** Written task **
Restate the data exactly as given and keep the pictures out.

** Data excerpt **

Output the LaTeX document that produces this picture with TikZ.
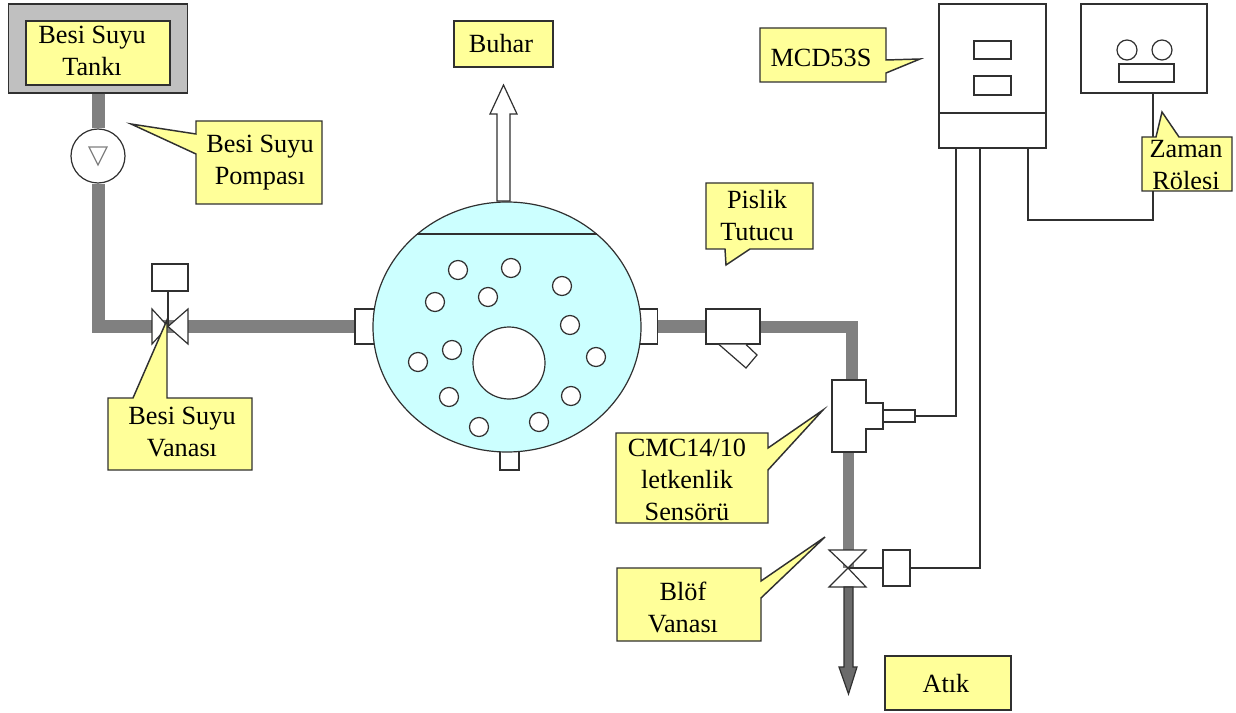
\documentclass[tikz,border=0pt]{standalone}
\usepackage{fontspec}
\setmainfont{Liberation Serif}
\usepackage{xcolor}
\usetikzlibrary{shapes.geometric}
\definecolor{notecolor}{HTML}{FFFF99}
\definecolor{tankcolor}{HTML}{C0C0C0}
\definecolor{pipecolor}{HTML}{808080}
\definecolor{watercolor}{HTML}{CCFFFF}
\definecolor{linecolor}{HTML}{303030}
\tikzset{
  boxsize/.style 2 args={minimum width=#1*0.75pt, minimum height=#2*0.75pt},
  partbox/.style={draw=linecolor, line width=0.9pt, fill=white, inner sep=0pt},
  pipe/.style={draw=pipecolor, line width=9.75pt},
  wire/.style={draw=linecolor, line width=0.9pt},
  notebox/.style={draw=linecolor, line width=1.1pt, fill=notecolor, line join=miter},
  notetext/.style={font=\fontsize{19.7}{24}\selectfont, align=center, inner sep=0pt},
}

\begin{document}
\begin{tikzpicture}[x=0.75pt, y=-0.75pt]
  \useasboundingbox (0,0) rectangle (1236,713);

  % Tank and pump
  \node[partbox, fill=tankcolor, boxsize={179}{89}] (tank) at (98,48.5) {};
  \node[partbox, circle, boxsize={54}{54}] (pump) at (98,156) {};
  \draw[draw=gray, line width=0.9pt] (89,147) -- (107,147) -- (98,165) -- cycle;

  % Boiler
  \node[partbox, boxsize={25}{35}] (flangeleft) at (367.5,326.5) {};
  \node[partbox, boxsize={25}{35}] (flangeright) at (645,326.5) {};
  \node[partbox, boxsize={19}{24}] (drain) at (509.5,458) {};
  \node[partbox, ellipse, fill=watercolor, boxsize={268}{250}] (boiler) at (507,327) {};
  \draw[wire] (417,234) -- (597,234);
  \node[partbox, circle, boxsize={72}{72}] (core) at (509,363) {};
  \foreach \px/\py [count=\i] in {458/270, 511/268, 562/286, 435/302, 488/297, 570/325,
      452/350, 418/362, 596/357, 449/397, 571/396, 479/427, 539/422}
    \node[partbox, circle, boxsize={19}{19}] (bubble\i) at (\px,\py) {};

  % Steam outlet
  \draw[partbox] (503.5,85) -- (517,114) -- (510,114) -- (510,201) -- (497,201) -- (497,114) -- (490,114) -- cycle;

  % Instruments
  \node[partbox, boxsize={107}{144}] (mcd) at (992.5,76) {};
  \draw[wire] (939,113) -- (1046,113);
  \node[partbox, boxsize={37}{18}] (mcdtop) at (992.5,50) {};
  \node[partbox, boxsize={37}{19}] (mcdlow) at (992.5,85.5) {};
  \node[partbox, boxsize={126}{89}] (relay) at (1144,48.5) {};
  \node[partbox, circle, boxsize={20}{20}] (dialleft) at (1127,50) {};
  \node[partbox, circle, boxsize={20}{20}] (dialright) at (1162,50) {};
  \node[partbox, boxsize={55}{18}] (relaydisplay) at (1146.5,73) {};

  % Fittings on the line
  \node[partbox, boxsize={54}{35}] (trap) at (733,326.5) {};
  \draw[partbox] (719,344.5) -- (746,368) -- (757,355) -- (746,344.5);
  \coordinate (feedvalve) at (168,326.5);
  \coordinate (blowvalve) at (848,568);
  \coordinate (sensortop) at (852,380);
  \coordinate (sensorlow) at (848,452);
  \node[partbox, boxsize={36}{27}] (feedact) at (170,277.5) {};
  \node[partbox, boxsize={27}{36}] (blowact) at (896.5,568) {};
  \node[partbox, boxsize={32}{12}] (probe) at (899,416) {};

  % Pipes
  \draw[pipe] (tank.south) -- (pump.north);
  \draw[pipe] (pump.south) |- (feedvalve) -- (flangeleft.west);
  \draw[pipe] (flangeright.east) -- (trap.west);
  \draw[pipe, line width=9pt] (trap.east) -| (sensortop);
  \draw[pipe, line width=8.25pt] (sensorlow) -- (blowvalve);

  % Wires
  \coordinate (wireone) at (956,148);
  \coordinate (wiretwo) at (980,148);
  \coordinate (wirethree) at (1028,148);
  \coordinate (wirebend) at (1028,220);
  \coordinate (relayout) at (1153,93);
  \draw[wire] (probe.east) -| (wireone);
  \draw[wire] (blowact.east) -| (wiretwo);
  \draw[wire] (wirethree) -- (wirebend) -| (relayout);
  \draw[wire] (feedact.south -| feedvalve) -- (feedvalve);
  \draw[wire] (blowvalve) -- (blowact.west);

  % Sensor body
  \draw[partbox] (832,380) -- (866,380) -- (866,403) -- (883,403) -- (883,429) -- (866,429) -- (866,452) -- (832,452) -- cycle;

  % Valves
  \draw[partbox] (feedvalve) -- (152,309) -- (152,344) -- cycle;
  \draw[partbox] (feedvalve) -- (188,309) -- (188,344) -- cycle;
  \draw[partbox] (blowvalve) -- (829,550) -- (866,550) -- cycle;
  \draw[partbox] (blowvalve) -- (829,587) -- (866,587) -- cycle;
  \draw[draw=linecolor, line width=0.9pt, fill=black!58] (844,587) -- (853,587) -- (853,667) -- (857,667) -- (848.5,694) -- (839,667) -- (844,667) -- cycle;

  % Labels
  \node[notebox, boxsize={144}{64}] (tanknote) at (98,53) {};
  \node[notetext] (tanktext) at (92,51) {Besi Suyu\\Tankı};

  \draw[notebox] (196,121) -- (322,121) -- (322,204) -- (196,204) -- (196,154) -- (131,124) -- (196,134) -- cycle;
  \node[notetext] (pumptext) at (260,163) {Besi Suyu\\Pompası};

  \draw[notebox] (108,398) -- (133,398) -- (167,320) -- (167,398) -- (252,398) -- (252,470) -- (108,470) -- cycle;
  \node[notetext] (valvetext) at (182,432) {Besi Suyu\\Vanası};

  \node[notebox, boxsize={99}{46}] (steamnote) at (503.5,44) {};
  \node[notetext] (steamtext) at (501,44) {Buhar};

  \draw[notebox] (706,183) -- (813,183) -- (813,249) -- (750,249) -- (726,265) -- (725,249) -- (706,249) -- cycle;
  \node[notetext] (traptext) at (757,216) {Pislik\\Tutucu};

  \draw[notebox] (760,28) -- (886,28) -- (886,60) -- (920,59) -- (886,73) -- (886,82) -- (760,82) -- cycle;
  \node[notetext] (mcdtext) at (821,58) {MCD53S};

  \draw[notebox] (1142,137) -- (1156,137) -- (1162,112) -- (1179,137) -- (1232,137) -- (1232,191) -- (1142,191) -- cycle;
  \node[notetext] (relaytext) at (1186,165) {Zaman\\Rölesi};

  \draw[notebox] (616,433) -- (768,433) -- (768,448) -- (823,410) -- (768,470) -- (768,523) -- (616,523) -- cycle;
  \node[notetext] (sensortext) at (687,480) {CMC14/10\\letkenlik\\Sensörü};

  \draw[notebox] (617,568) -- (761,568) -- (761,581) -- (825,537) -- (761,598) -- (761,641) -- (617,641) -- cycle;
  \node[notetext] (blowtext) at (683,607) {Blöf\\Vanası};

  \node[notebox, boxsize={126}{54}] (wastenote) at (948,683) {};
  \node[notetext] (wastetext) at (946,684) {Atık};
\end{tikzpicture}
\end{document}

** The result **
Output the LaTeX document that produces this picture with TikZ.
\documentclass[tikz,border=0pt]{standalone}
\usepackage{fontspec}
\setmainfont{Liberation Serif}
\usepackage{xcolor}
\usetikzlibrary{shapes.geometric}
\definecolor{notecolor}{HTML}{FFFF99}
\definecolor{tankcolor}{HTML}{C0C0C0}
\definecolor{pipecolor}{HTML}{808080}
\definecolor{watercolor}{HTML}{CCFFFF}
\definecolor{linecolor}{HTML}{303030}
\tikzset{
  boxsize/.style 2 args={minimum width=#1*0.75pt, minimum height=#2*0.75pt},
  partbox/.style={draw=linecolor, line width=0.9pt, fill=white, inner sep=0pt},
  pipe/.style={draw=pipecolor, line width=9.75pt},
  wire/.style={draw=linecolor, line width=0.9pt},
  notebox/.style={draw=linecolor, line width=1.1pt, fill=notecolor, line join=miter},
  notetext/.style={font=\fontsize{19.7}{24}\selectfont, align=center, inner sep=0pt},
}

\begin{document}
\begin{tikzpicture}[x=0.75pt, y=-0.75pt]
  \useasboundingbox (0,0) rectangle (1236,713);

  % Tank and pump
  \node[partbox, fill=tankcolor, boxsize={179}{89}] (tank) at (98,48.5) {};
  \node[partbox, circle, boxsize={54}{54}] (pump) at (98,156) {};
  \draw[draw=gray, line width=0.9pt] (89,147) -- (107,147) -- (98,165) -- cycle;

  % Boiler
  \node[partbox, boxsize={25}{35}] (flangeleft) at (367.5,326.5) {};
  \node[partbox, boxsize={25}{35}] (flangeright) at (645,326.5) {};
  \node[partbox, boxsize={19}{24}] (drain) at (509.5,458) {};
  \node[partbox, ellipse, fill=watercolor, boxsize={268}{250}] (boiler) at (507,327) {};
  \draw[wire] (417,234) -- (597,234);
  \node[partbox, circle, boxsize={72}{72}] (core) at (509,363) {};
  \foreach \px/\py [count=\i] in {458/270, 511/268, 562/286, 435/302, 488/297, 570/325,
      452/350, 418/362, 596/357, 449/397, 571/396, 479/427, 539/422}
    \node[partbox, circle, boxsize={19}{19}] (bubble\i) at (\px,\py) {};

  % Steam outlet
  \draw[partbox] (503.5,85) -- (517,114) -- (510,114) -- (510,201) -- (497,201) -- (497,114) -- (490,114) -- cycle;

  % Instruments
  \node[partbox, boxsize={107}{144}] (mcd) at (992.5,76) {};
  \draw[wire] (939,113) -- (1046,113);
  \node[partbox, boxsize={37}{18}] (mcdtop) at (992.5,50) {};
  \node[partbox, boxsize={37}{19}] (mcdlow) at (992.5,85.5) {};
  \node[partbox, boxsize={126}{89}] (relay) at (1144,48.5) {};
  \node[partbox, circle, boxsize={20}{20}] (dialleft) at (1127,50) {};
  \node[partbox, circle, boxsize={20}{20}] (dialright) at (1162,50) {};
  \node[partbox, boxsize={55}{18}] (relaydisplay) at (1146.5,73) {};

  % Fittings on the line
  \node[partbox, boxsize={54}{35}] (trap) at (733,326.5) {};
  \draw[partbox] (719,344.5) -- (746,368) -- (757,355) -- (746,344.5);
  \coordinate (feedvalve) at (168,326.5);
  \coordinate (blowvalve) at (848,568);
  \coordinate (sensortop) at (852,380);
  \coordinate (sensorlow) at (848,452);
  \node[partbox, boxsize={36}{27}] (feedact) at (170,277.5) {};
  \node[partbox, boxsize={27}{36}] (blowact) at (896.5,568) {};
  \node[partbox, boxsize={32}{12}] (probe) at (899,416) {};

  % Pipes
  \draw[pipe] (tank.south) -- (pump.north);
  \draw[pipe] (pump.south) |- (feedvalve) -- (flangeleft.west);
  \draw[pipe] (flangeright.east) -- (trap.west);
  \draw[pipe, line width=9pt] (trap.east) -| (sensortop);
  \draw[pipe, line width=8.25pt] (sensorlow) -- (blowvalve);

  % Wires
  \coordinate (wireone) at (956,148);
  \coordinate (wiretwo) at (980,148);
  \coordinate (wirethree) at (1028,148);
  \coordinate (wirebend) at (1028,220);
  \coordinate (relayout) at (1153,93);
  \draw[wire] (probe.east) -| (wireone);
  \draw[wire] (blowact.east) -| (wiretwo);
  \draw[wire] (wirethree) -- (wirebend) -| (relayout);
  \draw[wire] (feedact.south -| feedvalve) -- (feedvalve);
  \draw[wire] (blowvalve) -- (blowact.west);

  % Sensor body
  \draw[partbox] (832,380) -- (866,380) -- (866,403) -- (883,403) -- (883,429) -- (866,429) -- (866,452) -- (832,452) -- cycle;

  % Valves
  \draw[partbox] (feedvalve) -- (152,309) -- (152,344) -- cycle;
  \draw[partbox] (feedvalve) -- (188,309) -- (188,344) -- cycle;
  \draw[partbox] (blowvalve) -- (829,550) -- (866,550) -- cycle;
  \draw[partbox] (blowvalve) -- (829,587) -- (866,587) -- cycle;
  \draw[draw=linecolor, line width=0.9pt, fill=black!58] (844,587) -- (853,587) -- (853,667) -- (857,667) -- (848.5,694) -- (839,667) -- (844,667) -- cycle;

  % Labels
  \node[notebox, boxsize={144}{64}] (tanknote) at (98,53) {};
  \node[notetext] (tanktext) at (92,51) {Besi Suyu\\Tankı};

  \draw[notebox] (196,121) -- (322,121) -- (322,204) -- (196,204) -- (196,154) -- (131,124) -- (196,134) -- cycle;
  \node[notetext] (pumptext) at (260,163) {Besi Suyu\\Pompası};

  \draw[notebox] (108,398) -- (133,398) -- (167,320) -- (167,398) -- (252,398) -- (252,470) -- (108,470) -- cycle;
  \node[notetext] (valvetext) at (182,432) {Besi Suyu\\Vanası};

  \node[notebox, boxsize={99}{46}] (steamnote) at (503.5,44) {};
  \node[notetext] (steamtext) at (501,44) {Buhar};

  \draw[notebox] (706,183) -- (813,183) -- (813,249) -- (750,249) -- (726,265) -- (725,249) -- (706,249) -- cycle;
  \node[notetext] (traptext) at (757,216) {Pislik\\Tutucu};

  \draw[notebox] (760,28) -- (886,28) -- (886,60) -- (920,59) -- (886,73) -- (886,82) -- (760,82) -- cycle;
  \node[notetext] (mcdtext) at (821,58) {MCD53S};

  \draw[notebox] (1142,137) -- (1156,137) -- (1162,112) -- (1179,137) -- (1232,137) -- (1232,191) -- (1142,191) -- cycle;
  \node[notetext] (relaytext) at (1186,165) {Zaman\\Rölesi};

  \draw[notebox] (616,433) -- (768,433) -- (768,448) -- (823,410) -- (768,470) -- (768,523) -- (616,523) -- cycle;
  \node[notetext] (sensortext) at (687,480) {CMC14/10\\letkenlik\\Sensörü};

  \draw[notebox] (617,568) -- (761,568) -- (761,581) -- (825,537) -- (761,598) -- (761,641) -- (617,641) -- cycle;
  \node[notetext] (blowtext) at (683,607) {Blöf\\Vanası};

  \node[notebox, boxsize={126}{54}] (wastenote) at (948,683) {};
  \node[notetext] (wastetext) at (946,684) {Atık};
\end{tikzpicture}
\end{document}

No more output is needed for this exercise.